Welcome to our little world!

I'm a long time Bay Area flyer, and there are some other locals here on the Forum. Where are you from? I can suggest lots of good spots to fly and people to connect with. Send me a PM if you want.

To your questions:

I'd say avoid the B2 for a first quad. The smaller kites are much faster and harder to learn with.

No reason to spend the extra on the B-Pro at this point. Much of what makes them special is the added durability for heavy use, and even a regular Rev is a very durable kite to start with. Most of my Revs are more then 15 years old. I'd go for the -Pro only to get custom colors, but if you like stock colors it might not be worth the expense.

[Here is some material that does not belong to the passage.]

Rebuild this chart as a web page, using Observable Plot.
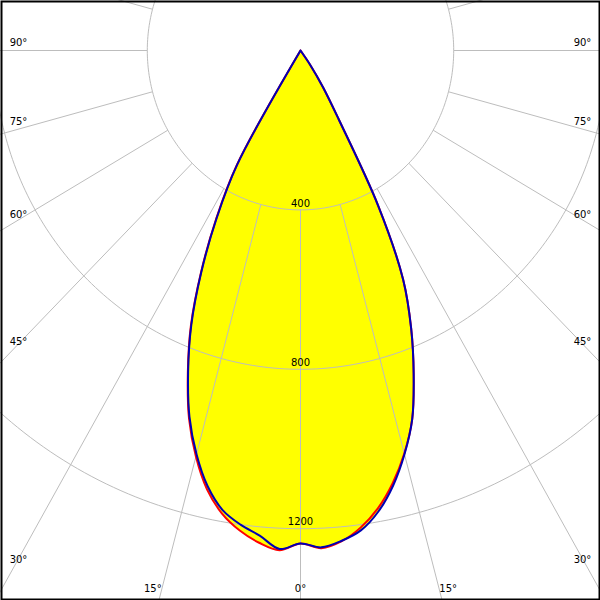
<!DOCTYPE html>
<html><head><meta charset="utf-8">
<script src="https://cdn.jsdelivr.net/npm/d3@7"></script>
<script src="https://cdn.jsdelivr.net/npm/@observablehq/plot@0.6"></script>
<style>html,body{margin:0;padding:0;background:#fff}#chart svg{display:block}</style>
</head><body><div id="chart"></div>
<script>
// Vertical angles (gamma, degrees)
const gamma = [0,2.5,5,7.5,10,12.5,15,17.5,20,22.5,25,27.5,30,32.5,35,37.5,40,42.5,45,47.5,50,52.5,55,57.5,60,62.5,65,67.5,70,72.5,75,77.5,80,82.5,85,87.5,90];
// Luminous intensity (cd) – C0 / C180 plane (red)
const c0   = [1237,1250,1236,1207,1166,1112,1047,970,864,755,634,440,200,110,45,0,0,0,0,0,0,0,0,0,0,0,0,0,0,0,0,0,0,0,0,0,0];
const c180 = [1237,1255,1240,1215,1180,1128,1055,968,860,748,615,478,335,0,0,0,0,0,0,0,0,0,0,0,0,0,0,0,0,0,0,0,0,0,0,0,0];
// Luminous intensity (cd) – C90 / C270 plane (blue)
const c90  = [1237,1248,1235,1214,1174,1118,1049,970,864,755,634,440,200,110,45,0,0,0,0,0,0,0,0,0,0,0,0,0,0,0,0,0,0,0,0,0,0];
const c270 = [1237,1252,1222,1200,1171,1120,1049,964,858,745,612,474,330,0,0,0,0,0,0,0,0,0,0,0,0,0,0,0,0,0,0,0,0,0,0,0,0];
// Grid
const ringValues = [400,800,1200,1600];
const ringLabels = [400,800,1200];
const spokeAngles = [0,15,30,45,60,75,90,105,120,135,150,165,180];
const sideAngleLabels = [90,75,60,45,30];
const bottomAngleLabels = [15,0];

// layout
const W = 600, H = 600, CX = 300, CY = 50, SX = 0.383, SY = 0.3985;
const rad = d => d * Math.PI / 180;

function polygon(left, right, name) {
  const pts = [];
  let lastZero = false;
  const add = (I, g, s) => {
    if (I === 0) { if (lastZero) return; lastZero = true; } else lastZero = false;
    pts.push({s: name, x: s * I * Math.sin(rad(g)), y: I * Math.cos(rad(g))});
  };
  for (let i = gamma.length - 1; i >= 0; i--) add(left[i], gamma[i], -1);
  for (let i = 1; i < gamma.length; i++) add(right[i], gamma[i], 1);
  return pts;
}
const red = polygon(c180, c0, "C0-C180");
const blue = polygon(c270, c90, "C90-C270");

const rings = [];
for (const r of ringValues) for (let a = 0; a <= 360; a += 1) rings.push({r, x: r * Math.sin(rad(a)), y: r * Math.cos(rad(a))});

const spokes = [];
for (const a of spokeAngles) for (const s of [-1, 1]) {
  spokes.push({x1: s * 400 * Math.sin(rad(a)), y1: 400 * Math.cos(rad(a)), x2: s * 2500 * Math.sin(rad(a)), y2: 2500 * Math.cos(rad(a))});
}

const angleText = [];
for (const g of sideAngleLabels) for (const s of [-1, 1]) {
  const X = s * (CX - 18) / SX;
  const Y = g === 90 ? 0 : Math.abs(X) * Math.cos(rad(g)) / Math.sin(rad(g));
  const off = (-8 + 12 * Math.cos(rad(g)) ** 2) / SY;
  angleText.push({x: X, y: Y + off, t: g + "°"});
}
for (const g of bottomAngleLabels) for (const s of (g === 0 ? [0] : [-1, 1])) {
  const Y = (588.5 - CY) / SY;
  angleText.push({x: s * (Y * Math.tan(rad(g)) + 9 / SX), y: Y, t: g + "°"});
}
const ringText = ringLabels.map(r => ({x: 0, y: r - 6.5 / SY, t: String(r)}));

const font = {fontFamily: "DejaVu Sans, Verdana, sans-serif", fontSize: 10, fill: "black"};
const smooth = "catmull-rom";

const chart = Plot.plot({
  width: W, height: H, margin: 0,
  style: {background: "white"},
  x: {domain: [-CX / SX, (W - CX) / SX], range: [0, W], axis: null},
  y: {domain: [-CY / SY, (H - CY) / SY], range: [0, H], axis: null},
  marks: [
    Plot.line(red, {x: "x", y: "y", curve: smooth, fill: "#ffff00", stroke: "none"}),
    Plot.line(blue, {x: "x", y: "y", curve: smooth, fill: "#ffff00", stroke: "none"}),
    Plot.line(rings, {x: "x", y: "y", z: "r", stroke: "#bdbdbd", strokeWidth: 1, clip: true}),
    Plot.link(spokes, {x1: "x1", y1: "y1", x2: "x2", y2: "y2", stroke: "#bdbdbd", strokeWidth: 1, clip: true}),
    Plot.line(red, {x: "x", y: "y", curve: smooth, stroke: "#ff0000", strokeWidth: 2, strokeLinejoin: "round"}),
    Plot.line(blue, {x: "x", y: "y", curve: smooth, stroke: "#0000b4", strokeWidth: 2, strokeLinejoin: "round"}),
    Plot.text(ringText, {x: "x", y: "y", text: "t", textAnchor: "middle", ...font}),
    Plot.text(angleText, {x: "x", y: "y", text: "t", textAnchor: "middle", ...font}),
    Plot.frame({stroke: "black", strokeWidth: 2, inset: 1})
  ]
});
document.getElementById("chart").appendChild(chart);
</script>
</body></html>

Flying a standard sail rev in too much wind is much more fun than flying a vented sail in too little wind. You'll get stuck on calm days if you only have a vent, even a mid vent.

Line length may be determined by your flying field to some extent. A lot of the places I fly really only work with 75' lines, though I prefer 100' when I have the room. Around 75' 90# is probably a safe bet for a single line set.

Start looking at weather web sites for wind speeds for a given location. I use Wunderground.com. It has wind history so you can see what the averages are and how it varies by season. I've flown all over the Bay Area, so I can give you impressions on what different sites are like. Good flying spots are hard to find. The quality of the wind is effected by the surroundings, so even a large park in the middle of a city and/or with trees around the edges can be a frustrating place to fly.

If you are near Berkeley, go see Tom at Highline Kites. He's the sponsor of the Berkeley Fest, sells Revs and is a great guy. You may find kites a bit cheaper on-line but Tom's service and support is priceless. He works out of a mobile kite store at Berkeley. Has been there for decades. He can introduce you to local flyers too.